**TASK DESCRIPTION:** All of the listing below must be repeated word for word. Pictures are the only thing to omit.

**RECORD LIST:**
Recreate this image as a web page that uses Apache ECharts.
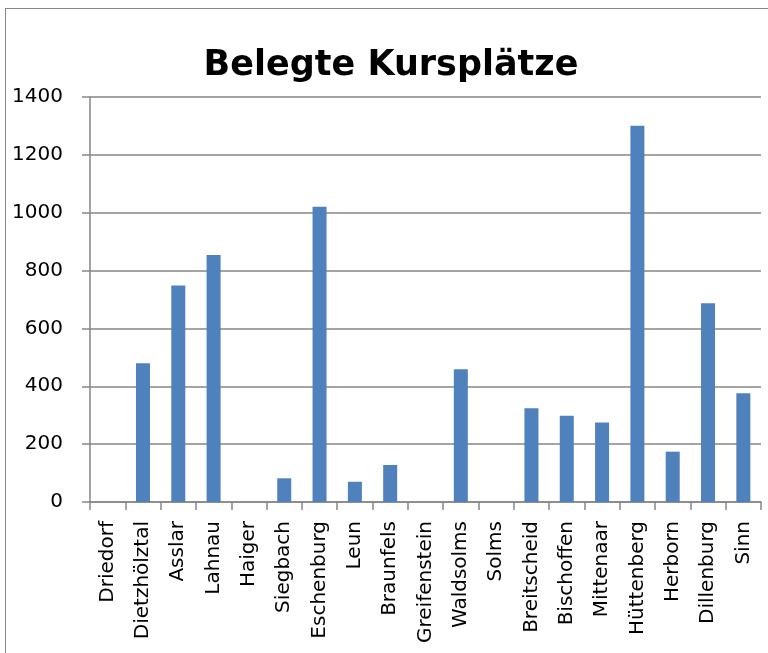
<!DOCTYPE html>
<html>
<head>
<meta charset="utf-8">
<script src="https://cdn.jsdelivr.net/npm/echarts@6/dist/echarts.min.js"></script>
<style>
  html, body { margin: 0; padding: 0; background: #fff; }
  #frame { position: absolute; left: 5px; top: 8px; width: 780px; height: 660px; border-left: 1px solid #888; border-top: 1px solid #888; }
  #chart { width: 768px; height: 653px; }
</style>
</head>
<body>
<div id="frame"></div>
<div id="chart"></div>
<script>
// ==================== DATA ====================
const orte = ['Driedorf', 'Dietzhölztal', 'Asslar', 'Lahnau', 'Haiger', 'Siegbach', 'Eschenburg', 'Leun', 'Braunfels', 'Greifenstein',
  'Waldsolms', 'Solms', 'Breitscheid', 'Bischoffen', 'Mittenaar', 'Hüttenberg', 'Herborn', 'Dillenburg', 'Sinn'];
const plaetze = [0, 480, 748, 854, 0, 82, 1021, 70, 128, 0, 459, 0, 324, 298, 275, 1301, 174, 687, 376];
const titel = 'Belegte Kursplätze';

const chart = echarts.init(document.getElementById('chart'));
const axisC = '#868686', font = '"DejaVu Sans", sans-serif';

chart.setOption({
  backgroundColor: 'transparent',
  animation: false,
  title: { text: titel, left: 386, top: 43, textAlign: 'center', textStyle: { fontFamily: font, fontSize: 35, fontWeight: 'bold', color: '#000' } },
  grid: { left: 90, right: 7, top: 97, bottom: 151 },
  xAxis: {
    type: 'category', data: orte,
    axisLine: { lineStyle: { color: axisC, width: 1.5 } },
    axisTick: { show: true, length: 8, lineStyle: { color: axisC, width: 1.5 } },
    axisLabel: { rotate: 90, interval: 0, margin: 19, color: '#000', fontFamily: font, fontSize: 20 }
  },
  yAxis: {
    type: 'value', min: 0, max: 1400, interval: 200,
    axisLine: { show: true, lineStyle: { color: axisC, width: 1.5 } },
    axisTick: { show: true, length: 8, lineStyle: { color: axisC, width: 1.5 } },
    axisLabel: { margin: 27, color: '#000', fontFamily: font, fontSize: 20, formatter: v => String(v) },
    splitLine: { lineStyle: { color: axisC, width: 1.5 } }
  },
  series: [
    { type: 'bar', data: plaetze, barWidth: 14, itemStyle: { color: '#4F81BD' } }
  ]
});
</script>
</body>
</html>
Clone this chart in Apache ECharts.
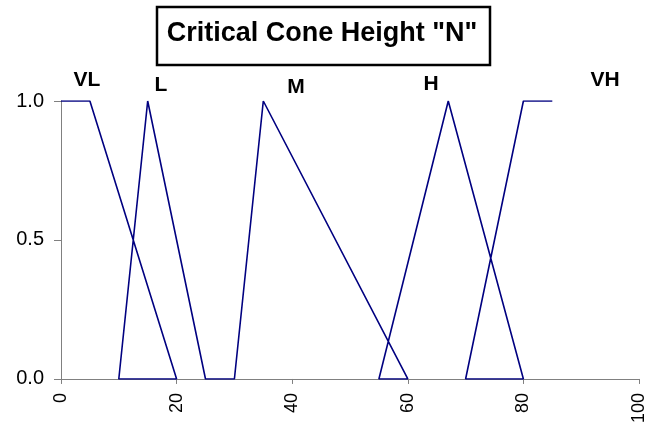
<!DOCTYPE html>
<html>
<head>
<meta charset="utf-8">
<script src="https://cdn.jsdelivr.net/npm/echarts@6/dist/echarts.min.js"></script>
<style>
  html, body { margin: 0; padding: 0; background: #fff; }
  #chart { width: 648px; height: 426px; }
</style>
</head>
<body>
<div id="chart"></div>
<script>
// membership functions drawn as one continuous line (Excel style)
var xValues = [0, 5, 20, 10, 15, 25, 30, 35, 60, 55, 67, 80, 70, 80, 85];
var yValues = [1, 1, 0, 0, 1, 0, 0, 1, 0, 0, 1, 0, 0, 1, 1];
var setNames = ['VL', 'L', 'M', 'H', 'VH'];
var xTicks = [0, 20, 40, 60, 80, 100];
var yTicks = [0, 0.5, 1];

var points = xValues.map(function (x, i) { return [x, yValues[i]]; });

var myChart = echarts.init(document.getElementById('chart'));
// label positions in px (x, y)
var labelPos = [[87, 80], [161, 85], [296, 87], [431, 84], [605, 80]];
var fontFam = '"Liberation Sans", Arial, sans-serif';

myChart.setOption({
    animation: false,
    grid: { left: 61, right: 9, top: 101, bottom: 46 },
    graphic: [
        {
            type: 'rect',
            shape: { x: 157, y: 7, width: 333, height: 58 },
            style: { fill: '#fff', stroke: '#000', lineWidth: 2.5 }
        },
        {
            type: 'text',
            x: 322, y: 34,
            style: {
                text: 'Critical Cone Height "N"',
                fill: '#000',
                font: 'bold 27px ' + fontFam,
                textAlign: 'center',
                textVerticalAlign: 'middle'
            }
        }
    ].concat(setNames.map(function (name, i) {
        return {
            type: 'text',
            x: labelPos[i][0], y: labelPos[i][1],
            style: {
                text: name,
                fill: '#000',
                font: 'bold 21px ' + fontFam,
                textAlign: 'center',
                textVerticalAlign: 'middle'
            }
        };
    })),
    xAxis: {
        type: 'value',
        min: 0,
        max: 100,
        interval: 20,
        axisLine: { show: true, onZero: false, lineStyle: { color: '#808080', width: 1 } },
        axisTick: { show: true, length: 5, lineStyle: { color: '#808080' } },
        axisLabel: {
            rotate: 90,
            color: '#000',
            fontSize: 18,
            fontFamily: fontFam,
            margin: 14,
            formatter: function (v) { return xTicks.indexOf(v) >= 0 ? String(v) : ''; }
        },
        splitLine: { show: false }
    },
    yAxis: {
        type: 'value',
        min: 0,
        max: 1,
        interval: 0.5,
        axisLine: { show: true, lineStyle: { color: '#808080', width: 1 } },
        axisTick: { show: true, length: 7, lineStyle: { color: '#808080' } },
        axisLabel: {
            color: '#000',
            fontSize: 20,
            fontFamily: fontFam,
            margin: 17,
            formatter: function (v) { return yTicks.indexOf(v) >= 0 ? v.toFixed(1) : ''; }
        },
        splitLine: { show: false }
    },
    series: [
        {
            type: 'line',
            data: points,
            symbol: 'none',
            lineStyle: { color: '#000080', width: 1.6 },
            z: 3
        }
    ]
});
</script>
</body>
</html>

**RESPONSE:**
Recreate this image as a web page that uses Apache ECharts.
<!DOCTYPE html>
<html>
<head>
<meta charset="utf-8">
<script src="https://cdn.jsdelivr.net/npm/echarts@6/dist/echarts.min.js"></script>
<style>
  html, body { margin: 0; padding: 0; background: #fff; }
  #frame { position: absolute; left: 5px; top: 8px; width: 780px; height: 660px; border-left: 1px solid #888; border-top: 1px solid #888; }
  #chart { width: 768px; height: 653px; }
</style>
</head>
<body>
<div id="frame"></div>
<div id="chart"></div>
<script>
// ==================== DATA ====================
const orte = ['Driedorf', 'Dietzhölztal', 'Asslar', 'Lahnau', 'Haiger', 'Siegbach', 'Eschenburg', 'Leun', 'Braunfels', 'Greifenstein',
  'Waldsolms', 'Solms', 'Breitscheid', 'Bischoffen', 'Mittenaar', 'Hüttenberg', 'Herborn', 'Dillenburg', 'Sinn'];
const plaetze = [0, 480, 748, 854, 0, 82, 1021, 70, 128, 0, 459, 0, 324, 298, 275, 1301, 174, 687, 376];
const titel = 'Belegte Kursplätze';

const chart = echarts.init(document.getElementById('chart'));
const axisC = '#868686', font = '"DejaVu Sans", sans-serif';

chart.setOption({
  backgroundColor: 'transparent',
  animation: false,
  title: { text: titel, left: 386, top: 43, textAlign: 'center', textStyle: { fontFamily: font, fontSize: 35, fontWeight: 'bold', color: '#000' } },
  grid: { left: 90, right: 7, top: 97, bottom: 151 },
  xAxis: {
    type: 'category', data: orte,
    axisLine: { lineStyle: { color: axisC, width: 1.5 } },
    axisTick: { show: true, length: 8, lineStyle: { color: axisC, width: 1.5 } },
    axisLabel: { rotate: 90, interval: 0, margin: 19, color: '#000', fontFamily: font, fontSize: 20 }
  },
  yAxis: {
    type: 'value', min: 0, max: 1400, interval: 200,
    axisLine: { show: true, lineStyle: { color: axisC, width: 1.5 } },
    axisTick: { show: true, length: 8, lineStyle: { color: axisC, width: 1.5 } },
    axisLabel: { margin: 27, color: '#000', fontFamily: font, fontSize: 20, formatter: v => String(v) },
    splitLine: { lineStyle: { color: axisC, width: 1.5 } }
  },
  series: [
    { type: 'bar', data: plaetze, barWidth: 14, itemStyle: { color: '#4F81BD' } }
  ]
});
</script>
</body>
</html>
Clone this chart in Apache ECharts.
<!DOCTYPE html>
<html>
<head>
<meta charset="utf-8">
<script src="https://cdn.jsdelivr.net/npm/echarts@6/dist/echarts.min.js"></script>
<style>
  html, body { margin: 0; padding: 0; background: #fff; }
  #chart { width: 648px; height: 426px; }
</style>
</head>
<body>
<div id="chart"></div>
<script>
// membership functions drawn as one continuous line (Excel style)
var xValues = [0, 5, 20, 10, 15, 25, 30, 35, 60, 55, 67, 80, 70, 80, 85];
var yValues = [1, 1, 0, 0, 1, 0, 0, 1, 0, 0, 1, 0, 0, 1, 1];
var setNames = ['VL', 'L', 'M', 'H', 'VH'];
var xTicks = [0, 20, 40, 60, 80, 100];
var yTicks = [0, 0.5, 1];

var points = xValues.map(function (x, i) { return [x, yValues[i]]; });

var myChart = echarts.init(document.getElementById('chart'));
// label positions in px (x, y)
var labelPos = [[87, 80], [161, 85], [296, 87], [431, 84], [605, 80]];
var fontFam = '"Liberation Sans", Arial, sans-serif';

myChart.setOption({
    animation: false,
    grid: { left: 61, right: 9, top: 101, bottom: 46 },
    graphic: [
        {
            type: 'rect',
            shape: { x: 157, y: 7, width: 333, height: 58 },
            style: { fill: '#fff', stroke: '#000', lineWidth: 2.5 }
        },
        {
            type: 'text',
            x: 322, y: 34,
            style: {
                text: 'Critical Cone Height "N"',
                fill: '#000',
                font: 'bold 27px ' + fontFam,
                textAlign: 'center',
                textVerticalAlign: 'middle'
            }
        }
    ].concat(setNames.map(function (name, i) {
        return {
            type: 'text',
            x: labelPos[i][0], y: labelPos[i][1],
            style: {
                text: name,
                fill: '#000',
                font: 'bold 21px ' + fontFam,
                textAlign: 'center',
                textVerticalAlign: 'middle'
            }
        };
    })),
    xAxis: {
        type: 'value',
        min: 0,
        max: 100,
        interval: 20,
        axisLine: { show: true, onZero: false, lineStyle: { color: '#808080', width: 1 } },
        axisTick: { show: true, length: 5, lineStyle: { color: '#808080' } },
        axisLabel: {
            rotate: 90,
            color: '#000',
            fontSize: 18,
            fontFamily: fontFam,
            margin: 14,
            formatter: function (v) { return xTicks.indexOf(v) >= 0 ? String(v) : ''; }
        },
        splitLine: { show: false }
    },
    yAxis: {
        type: 'value',
        min: 0,
        max: 1,
        interval: 0.5,
        axisLine: { show: true, lineStyle: { color: '#808080', width: 1 } },
        axisTick: { show: true, length: 7, lineStyle: { color: '#808080' } },
        axisLabel: {
            color: '#000',
            fontSize: 20,
            fontFamily: fontFam,
            margin: 17,
            formatter: function (v) { return yTicks.indexOf(v) >= 0 ? v.toFixed(1) : ''; }
        },
        splitLine: { show: false }
    },
    series: [
        {
            type: 'line',
            data: points,
            symbol: 'none',
            lineStyle: { color: '#000080', width: 1.6 },
            z: 3
        }
    ]
});
</script>
</body>
</html>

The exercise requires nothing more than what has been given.